The method for Fs retrieval from GOSAT-FTS measurements designed and implemented during the project is based on a linear forward model derived by a singular vector decomposition technique, which enables a fast and robust inversion of GOSAT-FTS top-of-atmosphere radiance spectra. Retrievals are performed in two spectral micro-windows (~2-3 nm width) containing several strong solar Fraunhofer lines. The statistical nature of this approach enables the avoidance of potential retrieval errors associated with the modelling of the instrument line shape or with a given extraterrestrial solar irradiance data set. It can be argued that the method improves the existing methods published by Frankenberg et al. and Joiner et al.
Project results
Important new findings in the field of Fs modelling derived from this GOSAT-based Fs data set are the demonstration of the linear relationship between Fs and GPP on a monthly basis, the biome-dependent linear scaling between Fs and GPP, the existence of important directional effects in the Fs signal, and the capability of the Fs signal to track vegetation water-stress conditions.
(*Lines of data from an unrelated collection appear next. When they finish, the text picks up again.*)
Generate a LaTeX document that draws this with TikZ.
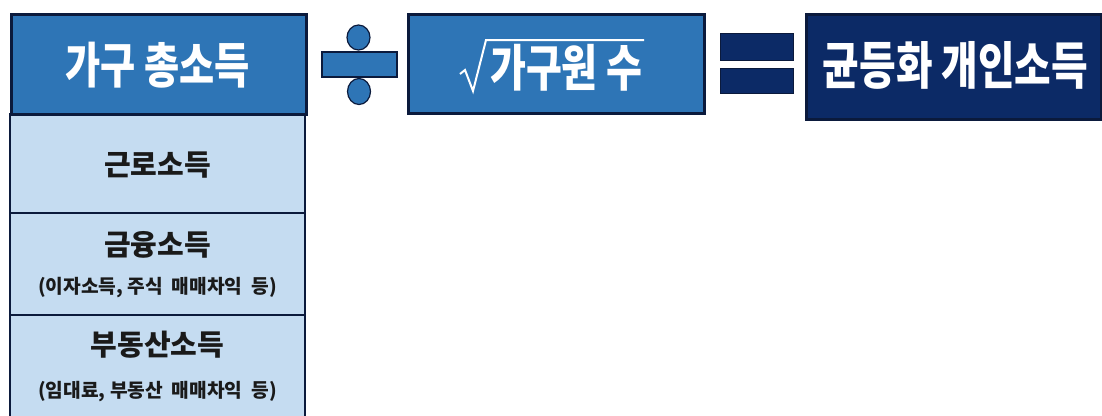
\documentclass[tikz,border=0pt]{standalone}
\usepackage{fontspec}
\newfontfamily\krbig[FakeStretch=0.78]{Noto Sans CJK KR}
\newfontfamily\krsub{Noto Sans CJK KR}
\definecolor{midblue}{HTML}{2E75B6}
\definecolor{navy}{HTML}{0C2A66}
\definecolor{lightblue}{HTML}{C5DCF1}
\definecolor{edge}{HTML}{0B1A3C}
\definecolor{rowtext}{HTML}{1A1A1A}
\tikzset{
  px/.style={x=1pt,y=-1pt},
  bigtext/.style={text=white,font=\krbig\bfseries\fontsize{49}{54}\selectfont,inner sep=0pt},
  rowtitle/.style={text=rowtext,font=\krsub\bfseries\fontsize{29}{32}\selectfont,inner sep=0pt},
  rowsub/.style={text=rowtext,font=\krsub\bfseries\fontsize{19.2}{22}\selectfont,inner sep=0pt},
  boxedge/.style={draw=edge,line width=2.5pt},
  thinedge/.style={draw=edge,line width=1.5pt}
}
\begin{document}
\begin{tikzpicture}[px]
\useasboundingbox (0,0) rectangle (1102,415);
% left column
\fill[lightblue] (10,113) rectangle (305,418);
\draw[thinedge] (10,213) -- (305,213);
\draw[thinedge] (10,315) -- (305,315);
\draw[boxedge] (10,113) -- (10,418);
\draw[boxedge] (305,113) -- (305,418);
\node[boxedge,fill=midblue,minimum width=295pt,minimum height=100pt,anchor=north west,inner sep=0pt] (hdr) at (10,13) {};
\node[bigtext] (hdrt) at (157.5,65) {가구 총소득};
\node[rowtitle] (r1) at (157.5,165) {근로소득};
\node[rowtitle] (r2) at (157.5,245) {금융소득};
\node[rowsub] (r2s) at (157.5,288) {(이자소득, 주식\ \ 매매차익\ \ 등)};
\node[rowtitle] (r3) at (157.5,345) {부동산소득};
\node[rowsub] (r3s) at (157.5,392) {(임대료, 부동산\ \ 매매차익\ \ 등)};
% divide sign
\draw[thinedge,line width=1.2pt,fill=midblue] (322,52) rectangle (397,77);
\draw[thinedge,line width=1.2pt,fill=midblue] (358.5,37.5) ellipse (11.5pt and 12.5pt);
\draw[thinedge,line width=1.2pt,fill=midblue] (359,91.5) ellipse (11.5pt and 13pt);
% sqrt box
\node[boxedge,fill=midblue,minimum width=296pt,minimum height=99pt,anchor=north west,inner sep=0pt] (sq) at (407,13) {};
\draw[white,line width=2pt,line join=miter] (460,74) -- (465,70) -- (473,91) -- (486,40) -- (644,40);
\node[bigtext,font=\krbig\bfseries\fontsize{50}{55}\selectfont,anchor=west] (sqt) at (490,68) {가구원 수};
% equals sign
\draw[thinedge,fill=navy,line width=1pt] (720,33) rectangle (793,60);
\draw[thinedge,fill=navy,line width=1pt] (720,68) rectangle (793,93);
% result box
\node[boxedge,fill=navy,minimum width=295pt,minimum height=105pt,anchor=north west,inner sep=0pt] (res) at (805,13) {};
\node[bigtext,font=\krbig\bfseries\fontsize{51}{56}\selectfont] (rest) at (955.5,65) {균등화 개인소득};
\end{tikzpicture}
\end{document}
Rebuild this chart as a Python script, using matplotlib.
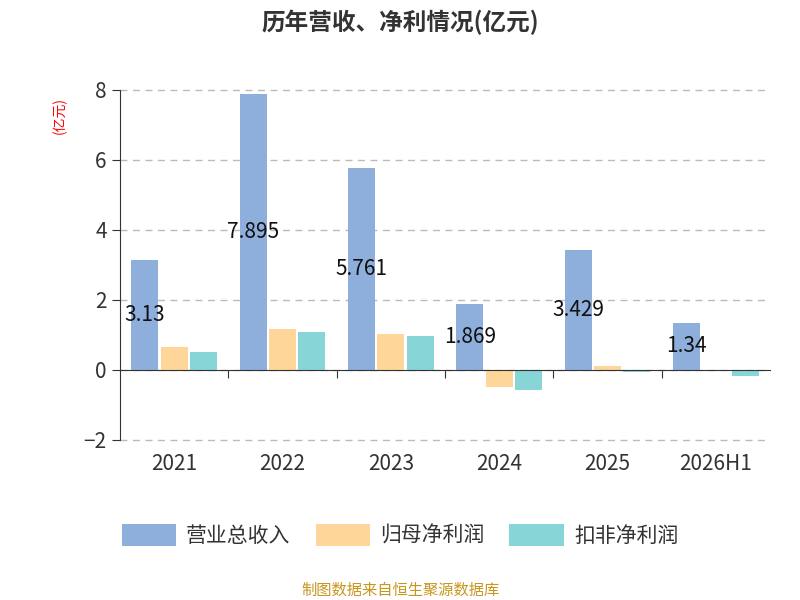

It can be claimed that very innovative research has been performed within this project in the field of carbon monitoring from space. The timing of this fellowship has been optimum so that this project could benefit from the first developments in the field and later become part of the state of the art. The results achieved in this project enable confidence to be reinforced in the feasibility of Fs retrievals with GOSAT-FTS and several openings to be made for future research in this emerging field.
Project outcomes
This IEF research project carried out at the Atmospheric, Oceanic and Planetary Physics (AOPP) sub-department of the University of Oxford (UK) over 14 months has resulted in a contribution from the researcher to four peer-reviewed papers directly linked to the remote sensing of chlorophyll fluorescence, and to three other papers on related earth observation disciplines. The researcher has also contributed to several conferences in the field of remote sensing and carbon modelling, and has participated in steering panels and grant evaluation committees. The fellow has established a wide network of collaborations with European and non-European scientists, including AOPP-Oxford, NASA-JPL, the University College London, the Japanese Space Agency, the University of Twente and the University of Milano. To complete his training activities, he has taken an active part in the academic activities at the host institution, with involvement in undergraduate and graduate teaching. Taking advantage of the training provided by this IEF, this research line is currently being further developed by the researcher through the implementation of a junior research group on chlorophyll fluorescence at the Free University of Berlin funded by the German Research Foundation (DFG).